The Patriots out of Boston beat the Seahawks out Seattle, right?

And the Seahawks are the team that beat Denver Broncos, right?

Broncos are NFL, right?

So then, Seahawks are AFL , no?

I am not certain of any of this.

Nonetheless I concluded when it gets down to it, AFL is a more dangerous league than NFL, and this is shown repeatedly with outlying cases. Right?

I don't know.

For these reasons I expected the Seahawks to win because of the butthurt they applied to the Broncos, and because of previous similar incidents, I was placing the Patriots in the less dangerous league.

But I honestly do not know anything about all this.

Chip Ahoy said...

ricpic, maybe it can be a page in a series of pages that amounts to a little adventure story. It could be a peaceful break.

I either stopped at the point of solving the problem of the trees all facing the pool or I stopped at the point of transfusion. I do not recall.

But as I look through the pictures a couple of solutions become apparent.

The side trees open into place as hinges guided by slots made in the upper level.

the top and bottom trees trunks can flip into position the same way, but not with their tops attached. Their tops flip into place a different way and they meet, all the tree trunks at once meet with all of the tops when the card is fully opened.

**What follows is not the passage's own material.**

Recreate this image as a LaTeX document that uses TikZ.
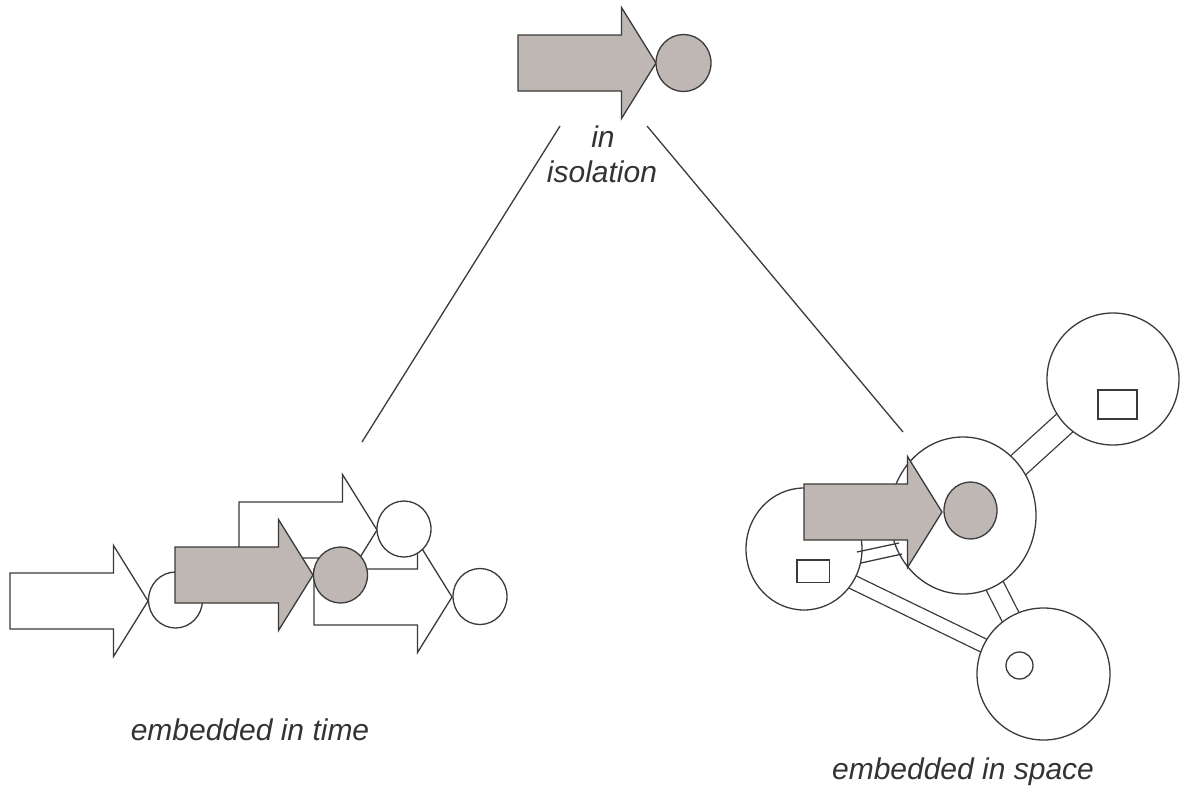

l can do something with straps that displace the central fold in that area and double it. Allowing V mechanisms containing flip-up trees on both sides of the central fold. The Vs are attached at the new spines right where the band is glued to the background, as a hinge. It's still a chevron and not a straight line parallel with the pond, but the strap is, and it is very dramatic when the strap, that is constructed in reverse to the whole card, with its weight of content, trees, plops into place forcing the little Vs attached to spread open while forcing its trees to flip up. The trees do not flip until the last moment the card is fully opened flatly and the broad reverse band inside is flat too. So at least there is that. But that is the only thing that is dramatic about this rather blah scene. You don't even get to see the crocodile.